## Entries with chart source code
--------------------

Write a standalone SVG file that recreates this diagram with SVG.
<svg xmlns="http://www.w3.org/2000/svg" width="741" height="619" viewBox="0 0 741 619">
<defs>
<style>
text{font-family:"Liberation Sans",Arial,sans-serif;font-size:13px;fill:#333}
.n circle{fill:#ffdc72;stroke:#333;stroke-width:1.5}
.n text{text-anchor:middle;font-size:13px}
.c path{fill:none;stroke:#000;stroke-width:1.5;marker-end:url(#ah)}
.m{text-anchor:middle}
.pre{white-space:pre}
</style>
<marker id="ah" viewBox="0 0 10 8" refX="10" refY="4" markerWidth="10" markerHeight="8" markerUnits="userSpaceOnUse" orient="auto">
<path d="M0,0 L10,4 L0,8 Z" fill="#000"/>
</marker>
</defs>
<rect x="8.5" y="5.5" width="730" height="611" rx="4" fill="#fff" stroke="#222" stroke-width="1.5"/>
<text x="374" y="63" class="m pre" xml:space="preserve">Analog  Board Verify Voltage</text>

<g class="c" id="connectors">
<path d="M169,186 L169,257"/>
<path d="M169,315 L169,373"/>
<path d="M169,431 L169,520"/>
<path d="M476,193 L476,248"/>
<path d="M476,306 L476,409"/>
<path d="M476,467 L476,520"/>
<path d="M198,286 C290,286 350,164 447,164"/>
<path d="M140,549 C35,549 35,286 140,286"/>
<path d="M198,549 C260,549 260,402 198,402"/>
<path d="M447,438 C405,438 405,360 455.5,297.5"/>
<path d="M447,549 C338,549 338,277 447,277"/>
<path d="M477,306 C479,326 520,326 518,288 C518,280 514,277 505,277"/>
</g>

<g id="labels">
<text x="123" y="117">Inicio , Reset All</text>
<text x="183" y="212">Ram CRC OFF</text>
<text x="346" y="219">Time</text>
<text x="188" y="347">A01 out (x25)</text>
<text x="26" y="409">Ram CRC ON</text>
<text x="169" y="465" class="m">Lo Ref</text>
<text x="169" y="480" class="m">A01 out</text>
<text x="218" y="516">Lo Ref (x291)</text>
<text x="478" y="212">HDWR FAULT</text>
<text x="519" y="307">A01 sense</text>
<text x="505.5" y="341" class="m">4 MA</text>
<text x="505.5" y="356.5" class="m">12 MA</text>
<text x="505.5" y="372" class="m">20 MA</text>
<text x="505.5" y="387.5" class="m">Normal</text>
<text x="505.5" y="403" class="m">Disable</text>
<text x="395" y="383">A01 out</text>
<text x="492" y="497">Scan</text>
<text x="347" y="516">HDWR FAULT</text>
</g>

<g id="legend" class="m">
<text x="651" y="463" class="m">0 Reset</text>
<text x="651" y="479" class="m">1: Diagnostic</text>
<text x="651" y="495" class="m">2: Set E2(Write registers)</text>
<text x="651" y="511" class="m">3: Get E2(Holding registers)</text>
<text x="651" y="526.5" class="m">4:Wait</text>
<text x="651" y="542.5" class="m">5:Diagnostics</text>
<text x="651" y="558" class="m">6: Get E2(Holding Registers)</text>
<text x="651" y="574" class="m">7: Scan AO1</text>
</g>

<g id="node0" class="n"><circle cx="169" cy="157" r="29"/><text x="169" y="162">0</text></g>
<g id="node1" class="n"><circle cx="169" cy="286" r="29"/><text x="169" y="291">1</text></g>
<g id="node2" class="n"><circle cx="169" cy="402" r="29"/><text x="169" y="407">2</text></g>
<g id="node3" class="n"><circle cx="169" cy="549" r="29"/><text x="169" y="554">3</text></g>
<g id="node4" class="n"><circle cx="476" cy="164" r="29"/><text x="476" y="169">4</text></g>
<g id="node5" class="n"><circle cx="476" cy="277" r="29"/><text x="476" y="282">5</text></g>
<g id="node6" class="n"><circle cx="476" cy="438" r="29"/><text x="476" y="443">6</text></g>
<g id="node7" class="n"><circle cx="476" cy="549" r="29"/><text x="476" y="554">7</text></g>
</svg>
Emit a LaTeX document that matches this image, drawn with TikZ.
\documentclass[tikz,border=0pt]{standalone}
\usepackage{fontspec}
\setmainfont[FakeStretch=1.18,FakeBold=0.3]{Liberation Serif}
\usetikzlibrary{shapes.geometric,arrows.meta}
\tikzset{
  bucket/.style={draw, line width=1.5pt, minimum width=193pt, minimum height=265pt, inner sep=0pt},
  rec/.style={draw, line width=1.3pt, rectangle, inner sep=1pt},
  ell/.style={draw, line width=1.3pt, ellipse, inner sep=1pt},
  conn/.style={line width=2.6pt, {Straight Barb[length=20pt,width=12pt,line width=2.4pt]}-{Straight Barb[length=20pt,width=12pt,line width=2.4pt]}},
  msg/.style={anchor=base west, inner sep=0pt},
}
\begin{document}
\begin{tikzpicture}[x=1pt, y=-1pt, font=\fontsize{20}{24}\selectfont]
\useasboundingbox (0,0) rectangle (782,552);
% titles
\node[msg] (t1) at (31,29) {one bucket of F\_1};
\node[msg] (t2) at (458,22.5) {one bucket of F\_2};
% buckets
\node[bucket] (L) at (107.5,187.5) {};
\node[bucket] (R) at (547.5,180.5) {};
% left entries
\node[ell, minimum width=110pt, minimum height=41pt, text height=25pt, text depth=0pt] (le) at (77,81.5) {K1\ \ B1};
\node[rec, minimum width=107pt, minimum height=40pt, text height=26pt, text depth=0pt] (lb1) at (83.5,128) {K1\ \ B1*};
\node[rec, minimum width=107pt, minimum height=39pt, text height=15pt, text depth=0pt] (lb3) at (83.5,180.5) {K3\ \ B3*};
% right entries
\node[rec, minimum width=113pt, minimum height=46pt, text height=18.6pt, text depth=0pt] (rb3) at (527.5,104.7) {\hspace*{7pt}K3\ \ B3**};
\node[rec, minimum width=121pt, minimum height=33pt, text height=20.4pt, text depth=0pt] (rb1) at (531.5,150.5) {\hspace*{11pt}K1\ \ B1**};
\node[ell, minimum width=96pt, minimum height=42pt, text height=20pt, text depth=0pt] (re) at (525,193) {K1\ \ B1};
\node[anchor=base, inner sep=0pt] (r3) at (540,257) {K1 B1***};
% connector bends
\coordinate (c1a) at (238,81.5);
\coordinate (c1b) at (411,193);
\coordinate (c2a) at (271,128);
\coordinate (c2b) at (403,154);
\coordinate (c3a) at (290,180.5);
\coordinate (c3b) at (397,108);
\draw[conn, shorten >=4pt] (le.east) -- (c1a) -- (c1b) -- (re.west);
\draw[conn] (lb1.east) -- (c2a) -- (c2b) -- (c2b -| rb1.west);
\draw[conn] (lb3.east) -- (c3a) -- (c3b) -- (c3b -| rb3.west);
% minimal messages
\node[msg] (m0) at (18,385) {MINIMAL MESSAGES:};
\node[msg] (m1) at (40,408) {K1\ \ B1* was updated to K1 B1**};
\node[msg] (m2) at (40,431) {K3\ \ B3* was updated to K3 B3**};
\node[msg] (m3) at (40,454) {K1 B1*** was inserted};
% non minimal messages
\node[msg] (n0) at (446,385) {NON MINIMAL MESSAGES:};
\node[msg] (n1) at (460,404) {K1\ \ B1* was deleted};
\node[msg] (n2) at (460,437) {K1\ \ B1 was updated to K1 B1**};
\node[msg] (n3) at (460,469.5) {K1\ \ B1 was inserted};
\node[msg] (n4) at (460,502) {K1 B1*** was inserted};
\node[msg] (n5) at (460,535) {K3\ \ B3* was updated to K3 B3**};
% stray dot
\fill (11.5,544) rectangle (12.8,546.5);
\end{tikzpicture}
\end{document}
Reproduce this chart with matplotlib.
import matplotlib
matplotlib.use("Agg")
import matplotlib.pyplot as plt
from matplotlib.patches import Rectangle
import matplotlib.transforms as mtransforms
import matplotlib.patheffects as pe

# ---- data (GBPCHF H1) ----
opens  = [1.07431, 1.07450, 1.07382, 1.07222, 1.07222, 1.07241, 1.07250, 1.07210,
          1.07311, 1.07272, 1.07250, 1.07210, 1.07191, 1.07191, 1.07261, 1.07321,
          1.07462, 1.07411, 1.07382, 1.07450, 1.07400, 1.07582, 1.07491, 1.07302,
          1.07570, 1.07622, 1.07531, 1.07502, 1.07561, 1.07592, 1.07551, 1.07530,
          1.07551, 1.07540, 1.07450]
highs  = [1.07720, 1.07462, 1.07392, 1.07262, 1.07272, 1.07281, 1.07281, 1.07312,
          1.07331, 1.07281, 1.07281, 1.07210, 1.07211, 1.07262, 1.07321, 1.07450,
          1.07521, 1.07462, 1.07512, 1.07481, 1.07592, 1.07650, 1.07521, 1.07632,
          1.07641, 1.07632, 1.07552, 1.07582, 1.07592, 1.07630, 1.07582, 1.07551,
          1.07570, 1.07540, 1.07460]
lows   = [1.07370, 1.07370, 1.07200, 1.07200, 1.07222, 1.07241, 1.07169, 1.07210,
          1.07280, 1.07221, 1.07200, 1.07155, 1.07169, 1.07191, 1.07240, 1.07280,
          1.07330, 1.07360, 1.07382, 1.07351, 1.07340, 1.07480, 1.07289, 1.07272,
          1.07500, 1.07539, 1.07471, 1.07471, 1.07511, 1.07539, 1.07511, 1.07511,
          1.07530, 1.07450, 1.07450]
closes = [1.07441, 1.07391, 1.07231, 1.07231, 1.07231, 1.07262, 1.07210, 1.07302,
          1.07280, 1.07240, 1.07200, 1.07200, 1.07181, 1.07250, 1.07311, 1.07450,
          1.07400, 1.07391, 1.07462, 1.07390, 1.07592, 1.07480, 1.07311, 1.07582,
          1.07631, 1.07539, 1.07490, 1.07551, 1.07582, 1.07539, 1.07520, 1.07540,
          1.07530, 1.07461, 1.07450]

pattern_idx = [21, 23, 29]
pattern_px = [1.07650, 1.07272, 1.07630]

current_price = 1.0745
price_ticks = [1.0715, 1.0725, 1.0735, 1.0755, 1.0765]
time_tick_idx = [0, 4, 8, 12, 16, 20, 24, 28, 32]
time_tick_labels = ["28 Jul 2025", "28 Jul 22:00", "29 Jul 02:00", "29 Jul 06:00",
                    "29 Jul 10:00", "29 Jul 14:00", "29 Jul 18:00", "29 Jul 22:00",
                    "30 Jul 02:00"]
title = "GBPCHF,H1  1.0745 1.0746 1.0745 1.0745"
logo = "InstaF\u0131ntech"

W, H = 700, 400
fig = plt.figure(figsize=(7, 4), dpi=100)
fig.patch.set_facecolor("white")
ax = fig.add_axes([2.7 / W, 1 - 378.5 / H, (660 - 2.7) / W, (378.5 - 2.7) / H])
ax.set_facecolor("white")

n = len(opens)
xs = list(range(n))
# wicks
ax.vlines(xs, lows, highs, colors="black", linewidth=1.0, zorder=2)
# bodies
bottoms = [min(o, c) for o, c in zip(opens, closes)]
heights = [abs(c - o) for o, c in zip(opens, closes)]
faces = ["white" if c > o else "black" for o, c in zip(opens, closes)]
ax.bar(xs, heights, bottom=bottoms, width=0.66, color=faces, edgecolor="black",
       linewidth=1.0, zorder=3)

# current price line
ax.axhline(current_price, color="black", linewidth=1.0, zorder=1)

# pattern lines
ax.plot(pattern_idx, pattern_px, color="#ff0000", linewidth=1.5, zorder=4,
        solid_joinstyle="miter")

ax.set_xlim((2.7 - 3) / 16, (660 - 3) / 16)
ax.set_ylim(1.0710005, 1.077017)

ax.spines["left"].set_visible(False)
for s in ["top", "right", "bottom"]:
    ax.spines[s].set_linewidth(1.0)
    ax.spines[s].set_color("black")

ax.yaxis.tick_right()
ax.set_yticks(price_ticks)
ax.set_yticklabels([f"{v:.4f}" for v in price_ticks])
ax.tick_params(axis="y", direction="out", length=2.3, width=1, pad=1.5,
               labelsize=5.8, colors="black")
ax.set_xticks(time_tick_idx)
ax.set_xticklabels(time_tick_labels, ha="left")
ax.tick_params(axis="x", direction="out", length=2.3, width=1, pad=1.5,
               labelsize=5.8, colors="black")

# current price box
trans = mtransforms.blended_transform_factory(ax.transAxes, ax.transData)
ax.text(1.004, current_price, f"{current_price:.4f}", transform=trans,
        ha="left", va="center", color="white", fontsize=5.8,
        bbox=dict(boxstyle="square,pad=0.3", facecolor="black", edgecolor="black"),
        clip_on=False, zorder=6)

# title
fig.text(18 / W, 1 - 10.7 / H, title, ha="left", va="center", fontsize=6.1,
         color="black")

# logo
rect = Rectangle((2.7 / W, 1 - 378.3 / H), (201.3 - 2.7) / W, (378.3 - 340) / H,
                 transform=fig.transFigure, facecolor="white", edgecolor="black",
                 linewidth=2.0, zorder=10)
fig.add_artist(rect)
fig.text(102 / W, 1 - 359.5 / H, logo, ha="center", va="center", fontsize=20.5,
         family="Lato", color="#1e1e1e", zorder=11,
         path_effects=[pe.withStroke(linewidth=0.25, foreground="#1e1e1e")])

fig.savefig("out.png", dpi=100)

--------------------

## YOUR OBJECTIVE
Only lines with the word "standalone" are wanted, so copy each one from the records.

## THE REPLY
Write a standalone SVG file that recreates this diagram with SVG.
\documentclass[tikz,border=0pt]{standalone}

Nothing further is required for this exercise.